Aboard MS Balmoral: Cruise ship passengers and crew said prayers Sunday at the spot in the North Atlantic where the Titanic sank 100 years ago with the loss of more than 1,500 lives.
Passengers lined the decks of MS Balmoral, which has been retracing the route of the doomed voyage. After a moment of silence, three floral wreaths were cast onto the waves as the ship's whistle sounded in the dark.
Another cruise ship, Journey, which has traveled from New York, also held a service at the site of the disaster, 400 miles (640 kilometers) off the coast of Newfoundland.
The Titanic, the world's largest and most luxurious ocean liner, was traveling from England to New York when it struck an iceberg at 11:40 p.m. on April 14, 1912. It sank less than three hours later, with the loss of more than 1,500 of the 2,208 passengers and crew.
A century on, events around the globe are marking a tragedy that retains its grip on the world's imagination.
In Belfast, Northern Ireland, where the Titanic was built, a new memorial featuring the names of all victims of the disaster was being unveiled Sunday at a ceremony attended by local dignitaries, relatives of the dead and explorer Robert Ballard, who discovered the wreck of the Titanic on the ocean floor in 1985.
On Saturday, thousands attended a memorial concert in Belfast featuring performances by Bryan Ferry and soul singer Joss Stone, as well as 100 drummers beating out a new percussion work, "Titanic Drums."

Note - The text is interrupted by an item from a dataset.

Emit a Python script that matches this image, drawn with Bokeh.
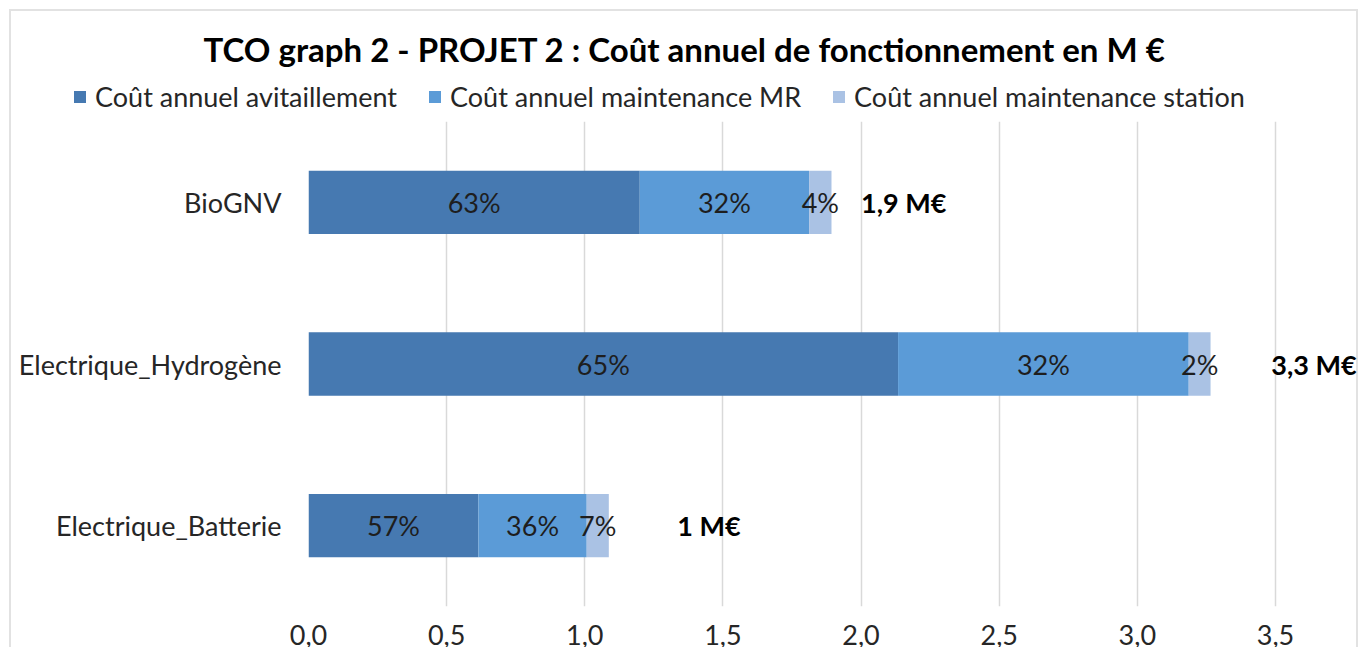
from bokeh.plotting import figure
from bokeh.models import (ColumnDataSource, FactorRange, Range1d, Legend, LegendItem,
                          FixedTicker, Label)
from bokeh.core.properties import value
from bokeh.embed import file_html
from bokeh.resources import INLINE

# ---------------- data ----------------
categories = ["BioGNV", "Electrique_Hydrogène", "Electrique_Batterie"]  # top -> bottom
avitaillement = [1.199, 2.134, 0.615]
maintenance_mr = [0.613, 1.052, 0.392]
maintenance_station = [0.081, 0.079, 0.080]
series_names = ["Coût annuel avitaillement", "Coût annuel maintenance MR",
                "Coût annuel maintenance station"]
total_labels = ["1,9 M€", "3,3 M€", "1 M€"]
total_label_x = [2.0, 3.485, 1.335]
x_ticks = [0.0, 0.5, 1.0, 1.5, 2.0, 2.5, 3.0, 3.5]
x_tick_labels = ["0,0", "0,5", "1,0", "1,5", "2,0", "2,5", "3,0", "3,5"]
title_text = "TCO graph 2 - PROJET 2 :  Coût annuel de fonctionnement en M €"

# ---------------- style ----------------
FONT = "Lato"
FS = "27px"
colors = ["#4679b1", "#5b9bd7", "#aac2e4"]
text_col = "#262626"
W, H_TOP, H_MAIN = 1362, 121, 526
G = "linear-gradient(#e2e2e2,#e2e2e2)"

# ---------------- header figure: title + legend ----------------
top = figure(width=W, height=H_TOP, output_backend="svg", toolbar_location=None,
             x_range=Range1d(0, W), y_range=Range1d(0, H_TOP),
             x_axis_location=None, y_axis_location=None,
             min_border_left=0, min_border_right=0, min_border_top=0, min_border_bottom=0,
             styles={"background": f"{G} 9px 9px / 1349px 2px no-repeat, "
                                   f"{G} 9px 9px / 2px 200px no-repeat, "
                                   f"{G} 1356px 9px / 2px 200px no-repeat, #ffffff"})
top.xgrid.visible = False
top.ygrid.visible = False
top.outline_line_color = None
top.border_fill_color = None
top.background_fill_color = None

# legend swatches (zero-width placeholder bars, outside the visible range)
leg_rends = [top.hbar(y=[-50], left=[0], right=[0], height=1, color=c, line_color=None)
             for c in colors]
legend = Legend(items=[LegendItem(label=n, renderers=[r]) for n, r in zip(series_names, leg_rends)],
                orientation="horizontal", location=(72, 8),
                glyph_width=15, glyph_height=15, label_standoff=8, spacing=30,
                padding=0, margin=0, border_line_color=None, background_fill_alpha=0,
                label_text_font=FONT, label_text_font_size=FS,
                label_text_color=text_col)
top.add_layout(legend, "center")

top.add_layout(Label(x=203, y=H_TOP - 48, text=title_text, text_align="left",
                     text_baseline="middle", text_font=FONT,
                     text_font_size="33px", text_font_style="bold",
                     text_color="#000000"))

# ---------------- main chart ----------------
keys = ["a", "m", "s"]
src = ColumnDataSource(dict(cat=categories, a=avitaillement, m=maintenance_mr,
                            s=maintenance_station))

p = figure(width=W, height=H_MAIN, output_backend="svg", toolbar_location=None,
           y_range=FactorRange(factors=list(reversed(categories))),
           x_range=Range1d(0, 3.815),
           min_border_left=308, min_border_right=0, min_border_top=0,
           min_border_bottom=0,
           styles={"background": f"{G} 9px 0px / 2px 700px no-repeat, "
                                 f"{G} 1356px 0px / 2px 700px no-repeat, #ffffff"})

p.hbar_stack(keys, y="cat", height=0.392, color=colors, line_color=None, source=src)

# percentage labels inside segments
lx, ly, lt = [], [], []
for i, c in enumerate(categories):
    vals = [avitaillement[i], maintenance_mr[i], maintenance_station[i]]
    tot = sum(vals)
    left = 0.0
    for v in vals:
        lx.append(left + v / 2)
        ly.append(c)
        lt.append(f"{round(v / tot * 100)}%")
        left += v
p.text(x=lx, y=ly, text=lt, text_align="center", text_baseline="middle",
       text_font=value(FONT), text_font_size=FS, text_color="#1e1e1e")

# total labels
p.text(x=total_label_x, y=categories, text=total_labels, text_align="left",
       text_baseline="middle", text_font=value(FONT), text_font_size=FS,
       text_font_style="bold", text_color="#000000")

# axes
p.xaxis.ticker = FixedTicker(ticks=x_ticks)
p.xaxis.major_label_overrides = {t: l for t, l in zip(x_ticks, x_tick_labels)}
p.xaxis.axis_line_color = None
p.xaxis.major_tick_line_color = None
p.xaxis.minor_tick_line_color = None
p.xaxis.major_label_standoff = 12
p.xaxis.major_label_text_font = FONT
p.xaxis.major_label_text_font_size = FS
p.xaxis.major_label_text_color = text_col

p.yaxis.axis_line_color = None
p.yaxis.major_tick_line_color = None
p.yaxis.major_label_standoff = 21
p.yaxis.major_label_text_font = FONT
p.yaxis.major_label_text_font_size = FS
p.yaxis.major_label_text_color = text_col

p.xgrid.grid_line_color = "#d9d9d9"
p.xgrid.grid_line_width = 1.5
p.ygrid.visible = False
p.outline_line_color = None
p.border_fill_color = None
p.background_fill_color = None

open("out.html", "w").write(file_html([top, p], INLINE))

At St. Anne's Cathedral in the city, a performance of composer Philip Hammond's "The Requiem for the Lost Souls of the Titanic" was followed by a torch-lit procession to the Titanic Memorial in the grounds of city hall.
The requiem — performed by male choristers dressed as ship's crew and female performers in black — also included words by Belfast novelist Glenn Patterson, who imagined the victims reflecting on all they had missed in the last 100 years.
"We passed instead into myth, launched a library full of books, enough film to cross the Atlantic three times over, more conspiracy theories than Kennedy, 97 million web pages, a tourist industry, a requiem or two," Patterson said. "We will live longer than every one of you."
Remembrance ceremonies also were being held in the ship's departure port of Southampton, southern England — home to hundreds of Titanic crew who perished — and in Halifax, Nova Scotia, where more than 100 victims of the tragedy are buried.
The most famous maritime disaster in history was being marked even in places without direct links to it.
Venues in Las Vegas, San Diego, Houston and Singapore are hosting Titanic exhibitions that include artifacts recovered from the site of the wreck. Among the items: bottles of perfume, porcelain dishes, and a 17-foot piece of hull.
The centenary of the disaster has been marked with a global outpouring of commemoration and commerce. Events have ranged from the opening of a glossy new tourist attraction telling the ship's story in Belfast to a 3-D re-release of James Cameron's 1997 romantic weepie "Titanic," which awakened a new generation's interest in the disaster.
Helen Edwards, one of 1,309 passengers on memorial cruise aboard the liner Balmoral who have spent the past week steeped in the Titanic's history and symbolism, said the story's continuing appeal was due to its strong mixture of romance and tragedy, history and fate.
"(There are) all the factors that came together for the ship to be right there, then, to hit that iceberg. All the stories of the passengers who ended up on the ship," said Edwards, a 62-year-old retiree from Silver Spring, Maryland. "It's just a microcosm of social history, personal histories, nautical histories.
"Romance is an appropriate word right up until the time of the tragedy — the band playing, the clothes. And then there's the tragedy."